When February rolled around, I told myself I was ready to start training. Then it snowed for the first time in a month, so I put it off for a week to ski instead. By the middle of the month, my procrastination had reached full boil. I wanted to run, not because I wanted to run as much as I wanted to stop dreading it. As a motivating factor, fear is not nearly as sustainable as joy, but in the beginning at least, it works just the same.
And so I began. That first week, my long run was 12 miles. I picked the flattest trail I knew, along the railroad tracks through blustery high desert, skirting lonely adobe subdivisions, but it still felt interminable. Mile markers jutting out of the dirt made it impossible to lose myself in the enormous landscape, and the small contingent of long-legged Kenyans who trained there, too, was an unhappy reminder of how sluggish I felt. I thought about a lot of things while I ran, but mostly I worried that in eight short weeks of lollygagging since my last race, I’d become ancient and terminally slow. I knew this was irrational, but I let myself believe it anyway.
That was six weeks ago. Once again, I’d forgotten that training takes time. No matter what distance you run or how much (or little) time you’ve taken off, you need to build back up, physically and mentally. You’ll want rush it. Don’t. You have to let it unfold at its own pace: 12 miles, then 15, 18, 20. There’s a magic to crossing the 20-mile mark for me. It’s an invisible threshold. Under 20 miles, I run from my ego: How fast can I go, how soon can I be done? But once I’m on the other side, the distance teaches me patience. It’s too far and too long to be in a hurry. There are so many unknowns, so many hours on my feet, I might as well relax and surrender to the run. Maybe my legs will feel like soggy logs, maybe I will be hungry and homesick. Maybe I will fly.
Once I clear this hurdle, my training usually settles into a more peaceful, reliable rhythm. I worry less. I run a little bit faster and a little bit farther each week. I carry on like this, the callouses on my feet growing thicker, even as I know there will be off-days filled with doubts. But I’m learning to just run with it, with all of it: the insane, nagging fears, the egotistical glory dreams, the dull soreness in my left ankle, the memories of my father, the old, familiar, buzzing joy in my heart because I’m happy, and alive.
Two weeks ago I ran 20 miles on the rail trail.
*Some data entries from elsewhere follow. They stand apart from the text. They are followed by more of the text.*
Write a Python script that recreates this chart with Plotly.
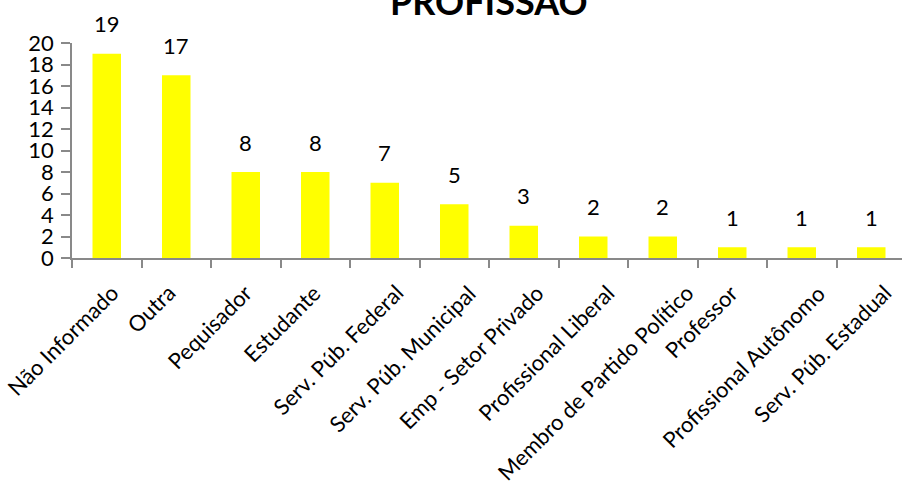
import plotly.graph_objects as go

categories = ["Não Informado", "Outra", "Pequisador", "Estudante", "Serv. Púb. Federal",
              "Serv. Púb. Municipal", "Emp - Setor Privado", "Profissional Liberal",
              "Membro de Partido Político", "Professor", "Profissional Autônomo",
              "Serv. Púb. Estadual"]
values = [19, 17, 8, 8, 7, 5, 3, 2, 2, 1, 1, 1]
y_ticks = list(range(0, 21, 2))
title_text = "PROFISSÃO"

FONT = "Lato"

fig = go.Figure()
fig.add_trace(go.Bar(x=categories, y=values, width=0.41,
                     marker=dict(color="#FFFF00", line=dict(width=0)),
                     hoverinfo="x+y"))

# value labels above the bars
annotations = [dict(x=i, y=v, xref="x", yref="y", text=str(v), showarrow=False,
                    yanchor="middle", yshift=30,
                    font=dict(family=FONT, size=22, color="#000000"))
               for i, v in enumerate(values)]

# rotated category labels (spreadsheet-style anchoring: longer labels sit further right)
for i, c in enumerate(categories):
    annotations.append(dict(x=i, y=0, xref="x", yref="y", text=c, showarrow=False,
                            textangle=-45, xanchor="right", yanchor="top",
                            xshift=1.5 * len(c) - 2, yshift=-20, borderpad=0,
                            font=dict(family=FONT, size=22, color="#000000")))

annotations.append(dict(x=0.5, y=1, xref="paper", yref="paper", text="<b>" + title_text + "</b>",
                        showarrow=False, yanchor="bottom", yshift=18,
                        font=dict(family=FONT, size=36, color="#000000")))

fig.update_layout(
    width=906, height=487,
    margin=dict(l=72, r=0, t=43, b=229, autoexpand=False),
    paper_bgcolor="white", plot_bgcolor="white",
    showlegend=False,
    annotations=annotations,
    font=dict(family=FONT, color="#000000"),
)
fig.update_xaxes(
    type="category", categoryorder="array", categoryarray=categories,
    range=[-0.5, len(categories) - 0.5],
    tickson="boundaries", showticklabels=False,
    ticks="outside", ticklen=8, tickcolor="#898989", tickwidth=1.5,
    showline=True, linecolor="#898989", linewidth=1.5,
    showgrid=False, automargin=False,
)
fig.update_yaxes(
    range=[0, 20], tickvals=y_ticks, ticktext=[str(t) for t in y_ticks],
    ticks="outside", ticklen=9, tickcolor="#898989", tickwidth=1.5,
    showline=True, linecolor="#898989", linewidth=1.5,
    showgrid=False, zeroline=False, automargin=False,
    ticklabelstandoff=3,
    tickfont=dict(family=FONT, size=22, color="#000000"),
)

fig.write_html("out.html", config={"displayModeBar": False},
               post_script="document.body.style.margin='0';document.body.style.overflow='hidden';")
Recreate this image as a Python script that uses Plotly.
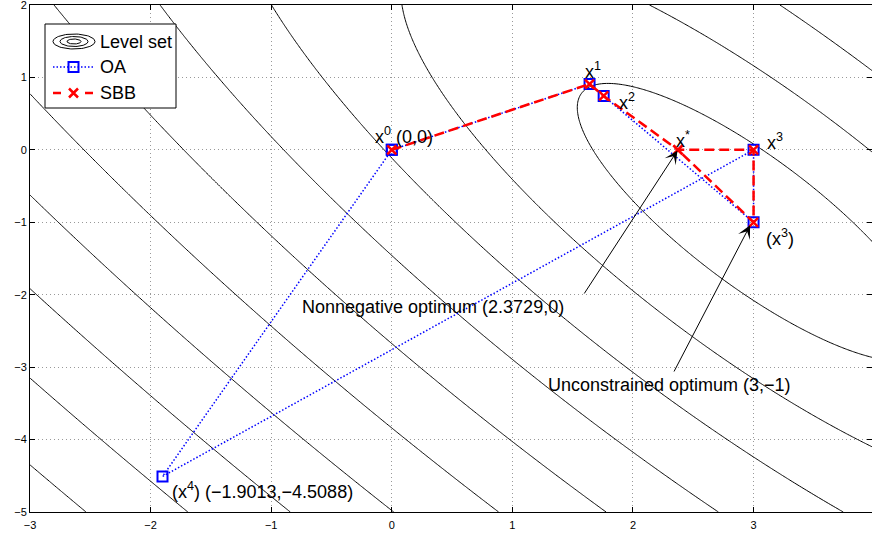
import numpy as np
import plotly.graph_objects as go

# Objective: quadratic form around the unconstrained optimum (3, -1)
x_opt, y_opt = 3.0, -1.0
h_xx, h_xy, h_yy = 1.4742, 0.9285, 0.8568
levels_start, levels_end, levels_step = 1, 14, 1

# Outer approximation (OA) iterates
oa_x = [0, 1.640, 1.757, 3, 3, -1.9013, 0]
oa_y = [0, 0.909, 0.744, -1, 0, -4.5088, 0]
# Spatial branch-and-bound (SBB) iterates
sbb_x = [0, 1.640, 1.757, 2.3729, 3, 3, 2.3729]
sbb_y = [0, 0.909, 0.744, 0, 0, -1, 0]

x_ticks = list(range(-3, 5))
y_ticks = list(range(-5, 3))

gx = np.linspace(-3, 4, 351)
gy = np.linspace(-5, 2, 351)
X, Y = np.meshgrid(gx, gy)
DX, DY = X - x_opt, Y - y_opt
Z = np.sqrt(h_xx * DX**2 + 2 * h_xy * DX * DY + h_yy * DY**2)

fig = go.Figure()
fig.add_trace(go.Contour(x=gx, y=gy, z=Z,
                         contours=dict(start=levels_start, end=levels_end, size=levels_step, coloring="lines"),
                         colorscale=[[0, "black"], [1, "black"]], line=dict(width=1), showscale=False,
                         hoverinfo="skip"))
blue_line = dict(color="#0000ff", width=1.5, dash="1.5px,2px")
red_line = dict(color="#ff0000", width=2.5, dash="10px,5px")
blue_marker = dict(symbol="square-open", size=10, color="#0000ff", line=dict(width=2))
red_marker = dict(symbol="x-thin-open", size=9, color="#ff0000", line=dict(width=2.5, color="#ff0000"))
fig.add_trace(go.Scatter(x=oa_x, y=oa_y, mode="lines+markers", line=blue_line, marker=blue_marker))
fig.add_trace(go.Scatter(x=sbb_x, y=sbb_y, mode="lines+markers", line=red_line, marker=red_marker))

# Legend box on a pixel-coordinate overlay axis
fig.add_trace(go.Scatter(x=[45, 176, 176, 45, 45], y=[24, 24, 108, 108, 24], xaxis="x2", yaxis="y2",
                         mode="lines", fill="toself", fillcolor="white", line=dict(color="black", width=1)))
t = np.linspace(0, 2 * np.pi, 80)
for rx, ry in [(21, 7.5), (14, 5), (7, 2.5)]:
    fig.add_trace(go.Scatter(x=74 + rx * np.cos(t), y=41.5 + ry * np.sin(t), xaxis="x2", yaxis="y2",
                             mode="lines", line=dict(color="black", width=1)))
fig.add_trace(go.Scatter(x=[53, 73.5, 93], y=[67, 67, 67], xaxis="x2", yaxis="y2", mode="lines",
                         line=blue_line))
fig.add_trace(go.Scatter(x=[73.5], y=[67], xaxis="x2", yaxis="y2", mode="markers", marker=blue_marker))
fig.add_trace(go.Scatter(x=[53, 93], y=[93, 93], xaxis="x2", yaxis="y2", mode="lines",
                         line=dict(color="#ff0000", width=2.5, dash="8px,24px")))
fig.add_trace(go.Scatter(x=[73.5], y=[93], xaxis="x2", yaxis="y2", mode="markers", marker=red_marker))

font = dict(family="Liberation Sans, Arial, sans-serif", size=18, color="black")
ann = []
for txt, yy in [("Level set", 42), ("OA", 67), ("SBB", 93)]:
    ann.append(dict(x=98, y=yy, xref="x2", yref="y2", text=txt, showarrow=False, xanchor="left",
                    yanchor="middle", font=font))


def lab(txt, x, y, xs, ys):
    ann.append(dict(x=x, y=y, text=txt, showarrow=False, xanchor="left", yanchor="middle",
                    xshift=xs, yshift=ys, font=font))


lab("x<sup>0</sup> (0,0)", oa_x[0], oa_y[0], -19, 14)
lab("x<sup>1</sup>", oa_x[1], oa_y[1], -7, 14)
lab("x<sup>2</sup>", oa_x[2], oa_y[2], 13, -6)
lab("x<sup>*</sup>", sbb_x[3], sbb_y[3], -4, 10)
lab("x<sup>3</sup>", oa_x[4], oa_y[4], 11, 8)
lab("(x<sup>3</sup>)", oa_x[3], oa_y[3], 10, -15)
lab("(x<sup>4</sup>) (\u22121.9013,\u22124.5088)", oa_x[5], oa_y[5], 7, -14)
lab("Nonnegative optimum (2.3729,0)", -0.76, -2.17, 0, 0)
lab("Unconstrained optimum (3,\u22121)", 1.28, -3.247, 0, 0)
ann.append(dict(x=sbb_x[3], y=sbb_y[3], ax=1.588, ay=-2.004, axref="x", ayref="y", text="",
                showarrow=True, arrowhead=3, arrowsize=2.2, arrowwidth=1, arrowcolor="black", standoff=1))
ann.append(dict(x=2.975, y=-1.03, ax=2.334, ay=-3.081, axref="x", ayref="y", text="",
                showarrow=True, arrowhead=3, arrowsize=2.2, arrowwidth=1, arrowcolor="black", standoff=1))

tickfont = dict(family="Liberation Sans, Arial, sans-serif", size=11, color="black")
axis_common = dict(showgrid=True, gridcolor="#999999", griddash="1px,3px", zeroline=False, showline=True,
                   linecolor="black", linewidth=1, mirror="ticks", ticks="inside", ticklen=5,
                   tickcolor="black", tickfont=tickfont, ticklabeloverflow="allow")
fig.update_layout(
    width=872, height=536, margin=dict(l=30, r=0, t=5, b=24),
    paper_bgcolor="white", plot_bgcolor="white", showlegend=False,
    annotations=ann,
    xaxis=dict(range=[-3, 3.982], tickvals=x_ticks, ticklabelstandoff=3, **axis_common),
    yaxis=dict(range=[-5, 2], tickvals=y_ticks, **axis_common),
    xaxis2=dict(overlaying="x", range=[30, 872], visible=False),
    yaxis2=dict(overlaying="y", range=[512, 5], visible=False),
)
fig.write_html("out.html")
I loped along, chasing mile markers south toward Lamy, remembering something my meditation teacher told us in class the night before. To settle the mind and become present, he suggested, follow your breath to its farthest point. Picture a door at the end of each inhalation and exhalation, he said. What’s on the other side? I closed my eyes and took a deep breath. I could see the door exactly: It was small and black and curved on top, like Jerry’s cartoon mouse hole. I wanted to get to it and push it open, but just as I reached for it, my breath swept me away. The physical sensation was profoundly soothing, like catching a long, gentle wave all the way into shore, then letting it carry me back out into the surf, my mind scrubbed clear, in and out, again and again.
As I ran, my thoughts dropped away. The railroad tracks stretched on through the bristly grasslands as far as I could see. The tracks became my breath; at the far end there was a door. I would get there when I got there, or maybe not. It didn’t matter. I was here now.